Si queremos contestar a estas preguntas hemos antes de aceptar una verdad, basados en la palabra de Dios. Hay, en efecto, en el alma algo más allá de cuanto la experiencia banal de cada día, la filosofía existencial o la psicología profunda o la mística de la naturaleza, del arte o del amor, o cualquiera otra tentativa humana de conquistar el Absoluto desde estos abismos interiores, ha podido descubrir o alumbrar.
Cuando han fracasado todos los intentos de desenterrar lo único importante, lo que resume y abarca todo, lo permanente, lo divino del corazón, y en último término se viene siempre a concluir que lo encontrado es el mismo hombre, que a la verdad no es cosa para adorarla, porque este dios resulta un dios harto pobre; entonces dice la palabra de Dios a este excavador de tesoros desengañado y desesperado: Muy hondo en los abismos del hombre vive aún Dios, el Dios vivo, real y verdadero; no un ídolo muerto, no una desnuda imagen de nosotros mismos, sino Él mismo, el Dios vivo, el Eterno, el Santo.
El que no sólo es en sí mismo la infinitud, sino que quiere donarnos sus inmensidades infinitas. Aquella infinitud que nos libra a nosotros del poder esclavizador de las fuerzas del alma humana (que siendo finitas nos fantasean una infinitud en su hambrienta insaciabilidad), y nos eleva sobre la mísera dosis de un humanismo armónico, en el que todo está tan preformado y ajustado que llega a hacerse estrecho y oprimente; nos levanta sobre la única infinitud que puede el hombre con alguna apariencia de verdad atribuirse: la infinitud de su impotencia y de su finitud.
Dios está en nosotros. Y no simplemente como el eterno Tú que nos libera de la asfixiante soledad que ataraza el corazón; no sólo eso, que sería ya harta magnificencia y dicha. El está (¿nos atreveremos a decirlo, sin que nos asalte el vértigo de la divinización, al par que caemos por tierra ante Él, pegado nuestro rostro al polvo de nuestra radical diferencia de Él, para adorarle?), Él está en nosotros, no sólo como el Tú liberador, sino más aún como Aquél sin el cual no podemos comprendernos hasta el fondo a nosotros mismos, en nuestro propio Yo; como Aquél que está a nuestro lado cuando creemos verle o llamarle desde lejos; como Aquél que completamente libre y permaneciendo enteramente Él mismo, ha llegado a ser en nosotros, en dignación misericordiosa con su misma realidad, con su gracia increada, a ser aquello que nos hace comprender lo que ahora somos: participantes de la naturaleza divina por la graciosa participación del ser y vida divinos.
Él está así en nosotros; nos lo ha atestiguado Él mismo con su palabra.
Y este Dios que vive en nosotros como verdadera infinitud para el hombre, se llama en la palabra de la Escritura el Espíritu Santo.

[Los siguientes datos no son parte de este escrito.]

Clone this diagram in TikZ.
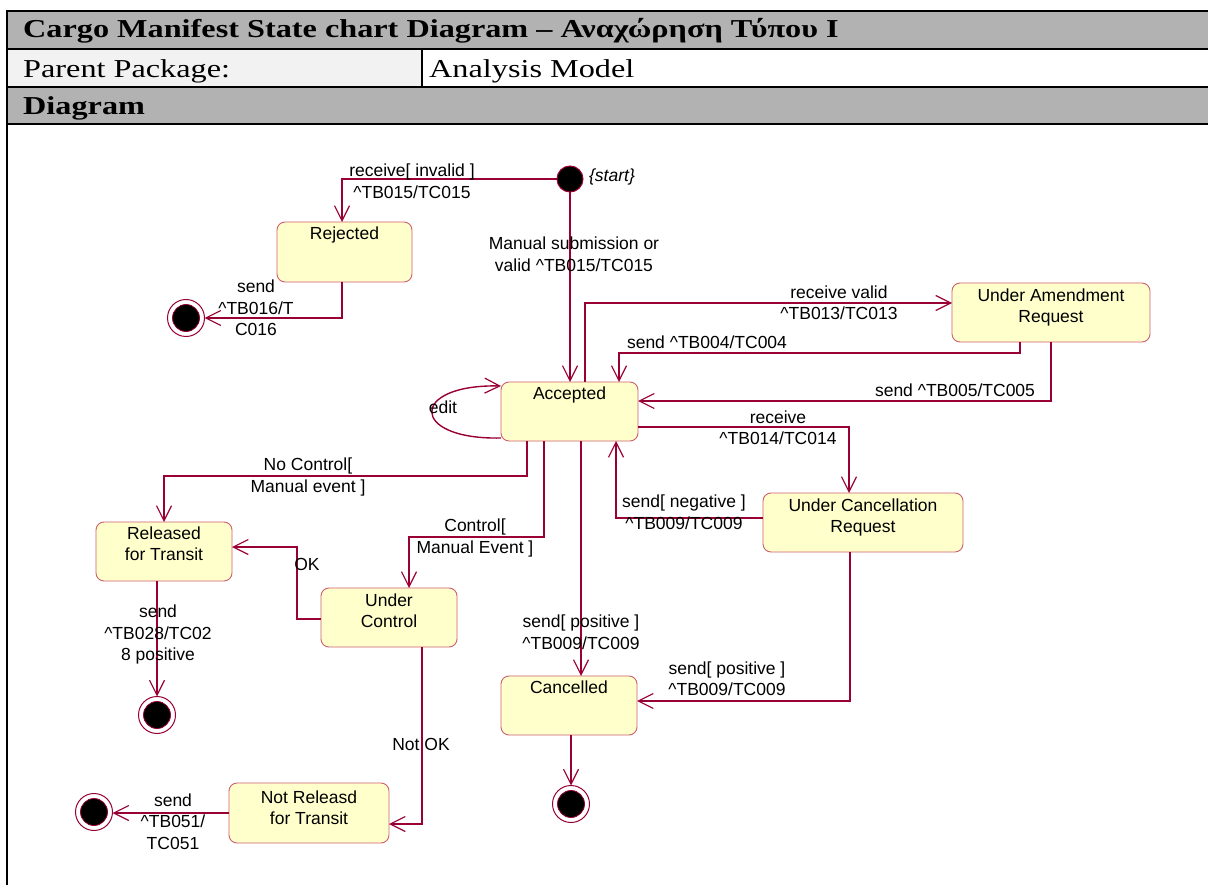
\documentclass[tikz,border=0pt]{standalone}
\usepackage{fontspec}
\setmainfont{Liberation Sans}
\newfontfamily\hdrfont[FakeStretch=1.25]{Liberation Serif}
\usetikzlibrary{arrows.meta}
\definecolor{lc}{RGB}{153,0,51}
\definecolor{bc}{RGB}{204,96,112}
\definecolor{sf}{RGB}{255,255,204}
\definecolor{hg}{RGB}{178,178,178}
\definecolor{lg}{RGB}{242,242,242}
\newcommand{\mylblfont}{\fontsize{17.5}{21.5}\selectfont}
\newcommand{\myhdrfont}{\hdrfont\fontsize{25.8}{30}\selectfont}
\newcommand{\crt}{\textasciicircum}
\begin{document}
\begin{tikzpicture}[x=1pt,y=-1pt,
  tr/.style={draw=lc, line width=1.4pt, -{Straight Barb[length=15pt,width=15pt,line width=1.2pt]}},
  state/.style={draw=bc, fill=sf, rounded corners=8pt, line width=0.9pt, inner sep=0pt, outer sep=0pt},
  lbl/.style={font=\mylblfont, align=center, inner sep=0pt, text=black},
  slbl/.style={lbl, anchor=north, yshift=-4.5pt},
  initst/.style={circle, fill=black, draw=lc, line width=1pt, minimum size=26pt, inner sep=0pt, outer sep=0pt},
  finalst/.style={circle, draw=lc, fill=white, line width=1pt, minimum size=37pt, inner sep=0pt, outer sep=0pt,
    path picture={\filldraw[fill=black,draw=lc,line width=0.8pt] (path picture bounding box.center) circle (13.5pt);}},
  hdr/.style={font=\myhdrfont, anchor=base west, inner sep=0pt},
  tline/.style={draw=black, line width=2.5pt}
]
\useasboundingbox (0,0) rectangle (1208,885);
\fill[white] (0,0) rectangle (1208,885);
% header table
\fill[hg] (7,11) rectangle (1208,49);
\fill[lg] (7,49) rectangle (422,87);
\fill[hg] (7,87) rectangle (1208,124);
\draw[tline] (1210,11) -- (7,11) -- (7,887);
\draw[tline] (7,49) -- (1210,49);
\draw[tline] (7,87) -- (1210,87);
\draw[tline] (7,124) -- (1210,124);
\draw[tline] (422,49) -- (422,87);
\node[hdr] (title) at (23,38) {\bfseries Cargo Manifest State chart Diagram – Αναχώρηση Τύπου I};
\node[hdr] (pp) at (23,78) {Parent Package:};
\node[hdr] (am) at (429,78) {Analysis Model};
\node[hdr] (dg) at (23,115) {\bfseries Diagram};

% states
\node[initst] (init) at (570,179) {};
\node[lbl, font=\mylblfont\itshape] (startl) at (612,177) {\{start\}};
\node[state, minimum width=135pt, minimum height=60pt, label={[slbl]north:Rejected}] (rej) at (344.5,252) {};
\node[state, minimum width=137pt, minimum height=59pt, label={[slbl]north:Accepted}] (acc) at (569.5,411.5) {};
\node[state, minimum width=198pt, minimum height=59pt, label={[slbl,yshift=-1pt]north:Under Amendment\\Request}] (ua) at (1051,312.5) {};
\node[state, minimum width=200pt, minimum height=59pt, label={[slbl,yshift=-1pt]north:Under Cancellation\\Request}] (uc) at (863,522.5) {};
\node[state, minimum width=136pt, minimum height=59pt, label={[slbl]north:Cancelled}] (canc) at (569,705.5) {};
\node[state, minimum width=136pt, minimum height=59pt, label={[slbl]north:Released\\for Transit}] (rel) at (164,551.5) {};
\node[state, minimum width=136pt, minimum height=59pt, label={[slbl,yshift=-1pt]north:Under\\Control}] (uctrl) at (389,617.5) {};
\node[state, minimum width=160pt, minimum height=60pt, label={[slbl,yshift=-3pt]north:Not Releasd\\for Transit}] (nr) at (309,813) {};
\node[finalst] (f1) at (186,318) {};
\node[finalst] (f2) at (157,715) {};
\node[finalst] (f3) at (571,804) {};
\node[finalst] (f4) at (94,812) {};

% transitions
\draw[tr] (init.west) -| ([xshift=-2.5pt]rej.north);
\draw[tr] (init.south) -- (init.south |- acc.north);
\draw[tr] ([xshift=-2.5pt]rej.south) |- (f1.east);
\draw[tr] ([xshift=15.5pt]acc.north) |- ([yshift=9.5pt]ua.west);
\draw[tr] ([xshift=-31pt]ua.south) -- ++(0,11) -| ([xshift=49.5pt]acc.north);
\draw[tr] (ua.south) |- ([yshift=10.5pt]acc.east);
\draw[tr] ([yshift=-15.5pt]acc.east) -| ([xshift=-14pt]uc.north);
\draw[tr] ([yshift=4.5pt]uc.west) -| ([xshift=46.5pt]acc.south);
\draw[tr] ([xshift=-13pt]uc.south) |- ([yshift=4.5pt]canc.east);
\draw[tr] ([xshift=11.5pt]acc.south) -- ([xshift=12pt]canc.north);
\draw[tr] (f3 |- canc.south) -- (f3.north);
\draw[tr] ([xshift=-42.5pt]acc.south) -- ++(0,35) -| (rel.north);
\draw[tr] ([xshift=-25.5pt]acc.south) -- ++(0,96) -| ([xshift=20pt]uctrl.north);
\draw[tr] ([yshift=-1.5pt]uctrl.west) -- ++(-24,0) |- ([yshift=4.5pt]rel.east);
\draw[tr] (f2 |- rel.south) -- (f2.north);
\draw[tr] ([xshift=33pt]uctrl.south) |- ([yshift=-11pt]nr.east);
\draw[tr] (nr.west) -- (nr.west -| f4.east);
\draw[tr] ([yshift=-26.5pt]acc.west) .. controls +(-92,2) and +(-92,-2) .. ([yshift=25.5pt]acc.west);

% transition labels
\node[lbl] (l1) at (412,181) {receive[ invalid ]\\\crt TB015/TC015};
\node[lbl] (l2) at (574,254) {Manual submission or\\valid \crt TB015/TC015};
\node[lbl] (l3) at (256,308) {send\\\crt TB016/T\\C016};
\node[lbl] (l4) at (839,302.5) {receive valid\\\crt TB013/TC013};
\node[lbl] (l5) at (707,342) {send \crt TB004/TC004};
\node[lbl] (l6) at (955,390) {send \crt TB005/TC005};
\node[lbl] (l7) at (778,427.5) {receive\\\crt TB014/TC014};
\node[lbl] (l8) at (443,407) {edit};
\node[lbl] (l9) at (684,512) {send[ negative ]\\\crt TB009/TC009};
\node[lbl] (l10) at (308,477) {No Control[\\Manual event ]};
\node[lbl] (l11) at (475,538) {Control[\\Manual Event ]};
\node[lbl] (l12) at (307,564) {OK};
\node[lbl] (l13) at (581,632) {send[ positive ]\\\crt TB009/TC009};
\node[lbl] (l14) at (727,678.5) {send[ positive ]\\\crt TB009/TC009};
\node[lbl] (l15) at (158,634.5) {send\\\crt TB028/TC02\\8 positive};
\node[lbl] (l16) at (421,744) {Not OK};
\node[lbl] (l17) at (173,821.5) {send\\\crt TB051/\\TC051};
\end{tikzpicture}
\end{document}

El Espíritu de Dios se nos ha dado. Ha sido derramado superabundantemente en nuestro corazón. Él es unción y sello del hombre interior. Él es la plenitud de todos los abismos sin fondo de nuestro ser. Él es el primer don y las arras de la vida eterna. Él es la vida en nosotros por la que estamos del lado de allá de la muerte. Él es la dicha sin límites que ha hecho secarse hasta sus íntimas fuentes los arroyos de nuestras lágrimas, por más que todavía éstas aneguen tanto la superficie de nuestro cotidiano vivir.
Él es el Dios interior, la santidad del corazón, su secreto gozo y su secreta fuerza maravillosamente operante aun allí donde nosotros hemos venido ya al cabo de nuestro saber y de nuestro poder.
Él está en nosotros; y nosotros, en lo íntimo, sabemos y entendemos, aun cuando nos sentimos ciegos y necios, porque Él sabe y entiende, y Él está en nosotros y Él es nuestro. Él es el que en nosotros pródigamente ama, gozosamente ama; ama, no codicia egoísticamente; y este amor es nuestro, Él es nuestro amor, por más que nosotros tengamos un corazón frío, estrecho, empequeñecido.
Él es la eterna juventud en la desesperada senilidad de nuestro tiempo y de nuestros corazones. Él es la sonrisa que sobrenada suave por encima de nuestros llantos. Él es la seguridad que guía, Él la libertad, Él la alada bienandanza de nuestra alma.